Friday, 6 March 2009
WATCHMEN
A few years ago there was talk of a movie where Clint Eastwood would play an ageing
Batman looking back over his career with bitterness and arthritis. That kind of slant on the superhero genre is what you get in Watchmen, adapted from the hugely acclaimed graphic novel. With extreme violence, nudity and sexuality, this ain’t no Batman and Robin. Set in an alternate New York in 1985, this is a world where costumed heroes hit women in the face and are mostly retired; in an America riven by violence, on the edge of Nuclear war, and led by a President Nixon—who’s given himself a third term in office. Multi-layered and complex enough to be a mini-series, the story kicks off when a character called The Comedian (Jeffrey Dean Morgan) falls to his death from his apartment block. Suspecting murder, an ex colleague, Rorschach investigates his theory that former members of the Watchmen group – vigilantes in costumes – are being bumped off one by one.

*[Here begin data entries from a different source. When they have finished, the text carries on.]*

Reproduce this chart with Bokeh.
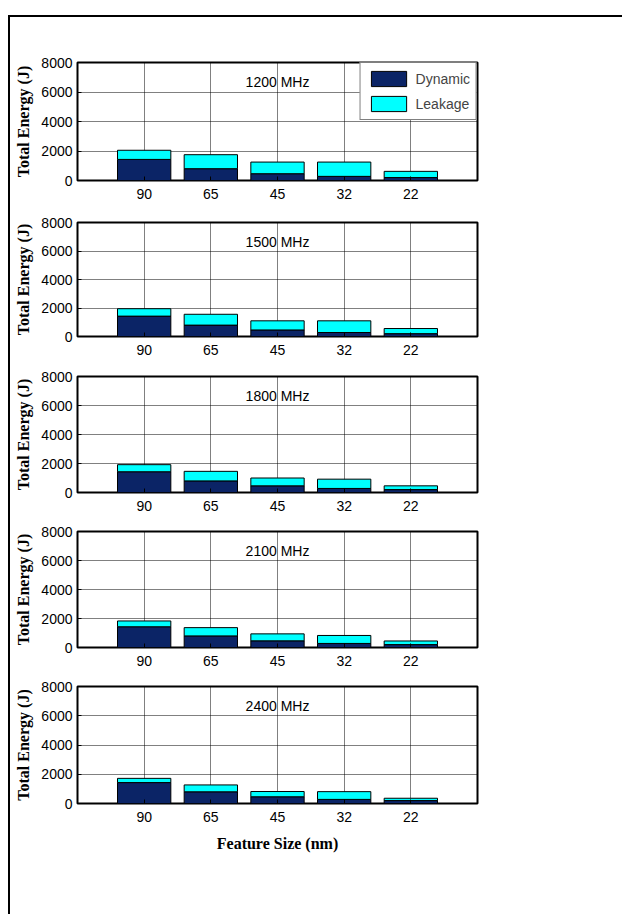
from bokeh.plotting import figure
from bokeh.layouts import column, row
from bokeh.models import (ColumnDataSource, Range1d, FixedTicker, Label, Spacer)
from bokeh.embed import file_html
from bokeh.resources import INLINE

# ---------------- data ----------------
feature_sizes = ["90", "65", "45", "32", "22"]
frequencies = ["1200 MHz", "1500 MHz", "1800 MHz", "2100 MHz", "2400 MHz"]

dynamic_1200 = [1430, 800, 460, 280, 200]
leakage_1200 = [620, 950, 790, 970, 420]
dynamic_1500 = [1430, 800, 460, 280, 200]
leakage_1500 = [520, 760, 640, 820, 360]
dynamic_1800 = [1430, 800, 460, 280, 200]
leakage_1800 = [490, 660, 540, 640, 260]
dynamic_2100 = [1430, 800, 460, 280, 200]
leakage_2100 = [400, 570, 480, 550, 250]
dynamic_2400 = [1430, 800, 460, 280, 200]
leakage_2400 = [290, 470, 360, 530, 160]

y_ticks = [0, 2000, 4000, 6000, 8000]

dynamic_all = [dynamic_1200, dynamic_1500, dynamic_1800, dynamic_2100, dynamic_2400]
leakage_all = [leakage_1200, leakage_1500, leakage_1800, leakage_2100, leakage_2400]

# ---------------- layout ----------------
NAVY = "#0b2466"
CYAN = "#00ffff"
SANS = "Liberation Sans"
SERIF = "Liberation Serif"

frame_tops = [45, 14, 12, 11, 11]
frame_hs = [118, 114, 116, 116, 117]
frame_bottoms = [28, 28, 28, 28, 111]

figs = []
xpos = list(range(1, len(feature_sizes) + 1))
for i, freq in enumerate(frequencies):
    src = ColumnDataSource(dict(x=xpos, dyn=dynamic_all[i], leak=leakage_all[i]))
    p = figure(frame_width=400, frame_height=frame_hs[i],
               min_border_left=67, min_border_right=145,
               min_border_top=frame_tops[i], min_border_bottom=frame_bottoms[i],
               x_range=Range1d(0, 6), y_range=Range1d(0, 8000),
               output_backend="svg", toolbar_location=None,
               background_fill_color="white", border_fill_color="white")
    kw = {}
    if i == 0:
        kw["legend_label"] = ["Dynamic", "Leakage"]
    p.vbar_stack(["dyn", "leak"], x="x", width=0.8, color=[NAVY, CYAN],
                 line_color="black", line_width=1, source=src, **kw)

    p.outline_line_color = "black"
    p.outline_line_width = 2

    for ax in (p.xaxis[0], p.yaxis[0]):
        ax.axis_line_color = None
        ax.major_tick_in = 4
        ax.major_tick_out = 0
        ax.major_tick_line_color = "black"
        ax.minor_tick_line_color = None
        ax.major_label_text_font = SANS
        ax.major_label_text_font_size = "14px"
        ax.major_label_text_color = "black"
    p.xaxis.ticker = FixedTicker(ticks=xpos)
    p.xaxis.major_label_overrides = {x: s for x, s in zip(xpos, feature_sizes)}
    p.xaxis.major_label_standoff = 8
    p.yaxis.ticker = FixedTicker(ticks=y_ticks)
    p.yaxis.major_label_standoff = 5

    p.yaxis.axis_label = "Total Energy (J)"
    p.yaxis.axis_label_text_font = SERIF
    p.yaxis.axis_label_text_font_style = "bold"
    p.yaxis.axis_label_text_font_size = "16px"
    p.yaxis.axis_label_text_color = "black"
    p.yaxis.axis_label_standoff = 6
    if i == len(frequencies) - 1:
        p.xaxis.axis_label = "Feature Size (nm)"
        p.xaxis.axis_label_text_font = SERIF
        p.xaxis.axis_label_text_font_style = "bold"
        p.xaxis.axis_label_text_font_size = "16px"
        p.xaxis.axis_label_text_color = "black"
        p.xaxis.axis_label_standoff = 10

    for g in (p.xgrid[0], p.ygrid[0]):
        g.grid_line_color = "black"
        g.grid_line_dash = "1 1"
        g.grid_line_width = 1
        g.grid_line_alpha = 1.0
    p.xgrid.ticker = FixedTicker(ticks=xpos)
    p.ygrid.ticker = FixedTicker(ticks=y_ticks)

    p.add_layout(Label(x=3, y=6650, text=freq, text_align="center",
                       text_baseline="middle", text_font=SANS,
                       text_font_size="14px", text_color="black"))

    if i == 0:
        lg = p.legend[0]
        lg.location = "top_right"
        lg.margin = 0
        lg.padding = 6
        lg.spacing = 6
        lg.glyph_width = 44
        lg.glyph_height = 19
        lg.label_standoff = 5
        lg.label_text_font = SANS
        lg.label_text_font_size = "14px"
        lg.label_height = 19
        lg.border_line_color = "black"
        lg.border_line_width = 1
        lg.background_fill_alpha = 1.0
    figs.append(p)

inner = column(*figs, spacing=0,
               styles={"border-left": "2px solid black", "border-top": "2px solid black"})
right_col = column(Spacer(width=10, height=15), inner, spacing=0)
layout = row(Spacer(width=8, height=10), right_col, spacing=0)

open("out.html", "w").write(file_html(layout, INLINE))
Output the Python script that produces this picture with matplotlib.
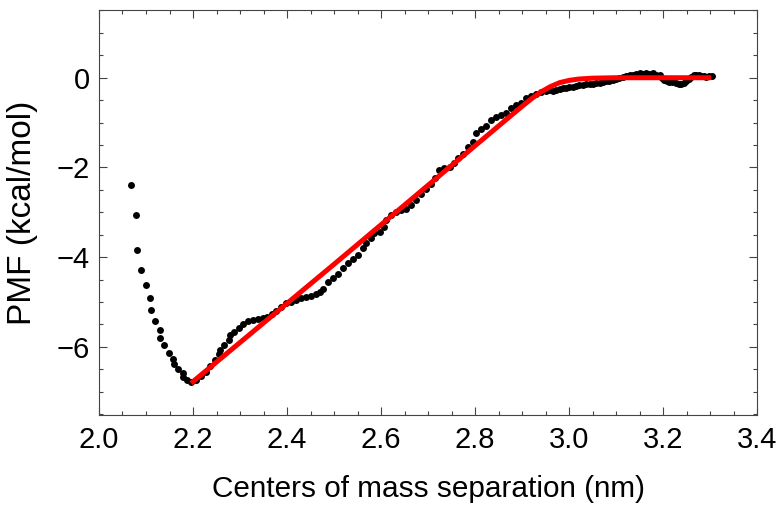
import numpy as np
import matplotlib
matplotlib.use('Agg')
import matplotlib.pyplot as plt
from matplotlib.ticker import MultipleLocator

plt.rcParams['font.family'] = ['Liberation Sans', 'DejaVu Sans']

# ---------- PMF data points ---------- #

sep = [2.069, 2.079, 2.080, 2.089, 2.099, 2.109, 2.110, 2.119, 2.129, 2.130,
       2.139, 2.149, 2.158, 2.159, 2.168, 2.178, 2.179, 2.187, 2.196, 2.207,
       2.217, 2.227, 2.237, 2.246, 2.256, 2.257, 2.267, 2.277, 2.279, 2.287,
       2.297, 2.307, 2.317, 2.327, 2.338, 2.349, 2.358, 2.368, 2.377, 2.388,
       2.398, 2.409, 2.420, 2.430, 2.441, 2.451, 2.462, 2.470, 2.476, 2.487,
       2.497, 2.508, 2.519, 2.529, 2.540, 2.551, 2.561, 2.569, 2.579, 2.586,
       2.597, 2.607, 2.611, 2.622, 2.632, 2.643, 2.654, 2.664, 2.675, 2.686,
       2.696, 2.707, 2.714, 2.724, 2.735, 2.746, 2.756, 2.763, 2.774, 2.785,
       2.795, 2.803, 2.813, 2.824, 2.834, 2.845, 2.856, 2.866, 2.877, 2.888,
       2.898, 2.909, 2.920, 2.930, 2.941, 2.951, 2.958, 2.966, 2.973, 2.980,
       2.987, 2.994, 3.001, 3.008, 3.015, 3.022, 3.029, 3.036, 3.044, 3.051,
       3.058, 3.065, 3.072, 3.079, 3.086, 3.093, 3.100, 3.107, 3.114, 3.121,
       3.129, 3.136, 3.143, 3.150, 3.157, 3.164, 3.171, 3.178, 3.186, 3.193,
       3.198, 3.203, 3.208, 3.213, 3.220, 3.228, 3.234, 3.239, 3.244, 3.249,
       3.255, 3.260, 3.266, 3.271, 3.276, 3.281, 3.287, 3.292, 3.297, 3.304]

pmf = [-2.39, -3.05, -3.85, -4.29, -4.62, -4.92, -5.18, -5.42, -5.63, -5.81,
       -5.97, -6.13, -6.27, -6.38, -6.49, -6.59, -6.68, -6.75, -6.79, -6.73,
       -6.65, -6.56, -6.43, -6.29, -6.16, -6.06, -5.96, -5.85, -5.74, -5.66,
       -5.57, -5.48, -5.42, -5.40, -5.39, -5.36, -5.33, -5.27, -5.21, -5.11,
       -5.03, -4.99, -4.96, -4.92, -4.89, -4.86, -4.82, -4.78, -4.70, -4.55,
       -4.46, -4.37, -4.25, -4.12, -4.05, -3.95, -3.80, -3.69, -3.58, -3.47,
       -3.43, -3.32, -3.17, -3.06, -2.99, -2.95, -2.92, -2.84, -2.73, -2.60,
       -2.48, -2.36, -2.24, -2.06, -2.02, -1.98, -1.90, -1.80, -1.69, -1.54,
       -1.43, -1.24, -1.15, -1.08, -0.94, -0.87, -0.83, -0.78, -0.68, -0.61,
       -0.56, -0.46, -0.41, -0.36, -0.32, -0.30, -0.28, -0.29, -0.27, -0.25,
       -0.24, -0.22, -0.20, -0.20, -0.18, -0.16, -0.16, -0.15, -0.14, -0.13,
       -0.12, -0.11, -0.10, -0.08, -0.07, -0.05, -0.03, -0.01, 0.01, 0.03,
       0.05, 0.07, 0.09, 0.10, 0.09, 0.10, 0.09, 0.10, 0.07, 0.05,
       0.00, -0.05, -0.08, -0.09, -0.10, -0.12, -0.13, -0.13, -0.11, -0.08,
       -0.02, 0.02, 0.05, 0.06, 0.05, 0.04, 0.03, 0.02, 0.03, 0.04]

# ---------- fitted curve (knots) ---------- #

fit_x = [2.196, 2.500, 2.877, 2.900, 2.920, 2.940, 2.960, 2.980, 3.000,
         3.020, 3.050, 3.100, 3.302]
fit_y = [-6.81, -4.16, -0.84, -0.64, -0.47, -0.32, -0.20, -0.11, -0.06,
         -0.03, -0.01, 0.00, 0.00]

# ----------------------------------------- #

fig = plt.figure(figsize=(7.76, 5.05), dpi=100)
ax = fig.add_axes([99/776, 90/505, 658/776, 405/505])

ax.plot(sep, pmf, 'o', color='black', markersize=5, markeredgewidth=0, zorder=2)
ax.plot(fit_x, fit_y, '-', color='red', linewidth=3.6, solid_capstyle='butt', zorder=3)

ax.set_xlim(2.0, 3.4)
ax.set_ylim(-7.52, 1.51)
ax.xaxis.set_major_locator(MultipleLocator(0.2))
ax.xaxis.set_minor_locator(MultipleLocator(0.05))
ax.yaxis.set_major_locator(MultipleLocator(2))
ax.yaxis.set_minor_locator(MultipleLocator(0.5))
ax.xaxis.set_major_formatter(plt.FuncFormatter(lambda v, p: '{:.1f}'.format(v)))

ax.tick_params(which='both', direction='in', top=True, right=True,
               color='#444444', width=0.8, labelsize=21)
ax.tick_params(which='major', length=5.5)
ax.tick_params(which='minor', length=3)
ax.tick_params(axis='x', pad=8)
ax.tick_params(axis='y', pad=6.5)
for s in ax.spines.values():
    s.set_color('#444444')
    s.set_linewidth(0.8)

ax.set_xlabel('Centers of mass separation (nm)', fontsize=21.4)
ax.set_ylabel('PMF (kcal/mol)', fontsize=24)
ax.xaxis.set_label_coords(0.5, -0.148)
ax.yaxis.set_label_coords(-0.0925, 0.5)

fig.savefig('out.png', dpi=100)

Rorschach (Jackie Earle Hayley) is himself a figure so psychologically scarred that he feels no separation between his true self and his alter ego: in full gumshoe attire, with a fedora hat and a cloth mask stained by moving inkblots. He is also an horrifically violent psychopath: and in a sense he’s the hero! What of the supernatural you ask? One character, Dr Manhattan (Billy Crudup) would feature in more conventional comic book stories. He is a former scientist who after being de-materialised in one of those gamma ray/thingamabob accidents, reappears as a giant, naked and blue atomic man. He is able to teleport himself and others, and whilst he understands the true nature of particles, he does not relate to his girlfriend Laurie (Malin Ackerman) who also goes on the vigilante trail as Silk Spectre. Like this review, Watchmen tries to cram too much into its allotted space (163 minutes). By sticking faithfully to its source, it changes the rules of the game for comic-book movies by injecting morality, sex and relations, politics, satire and giving us strong female characters who are not just there to snap on latex. If there is a downside, the movie lacks a classic hero to follow and there are simply too many ideas floating about. This 18 certificate release is enigmatic, provocative, beautiful to look at and very nearly (but not quite) the L.A. Confidential of the superhero flick.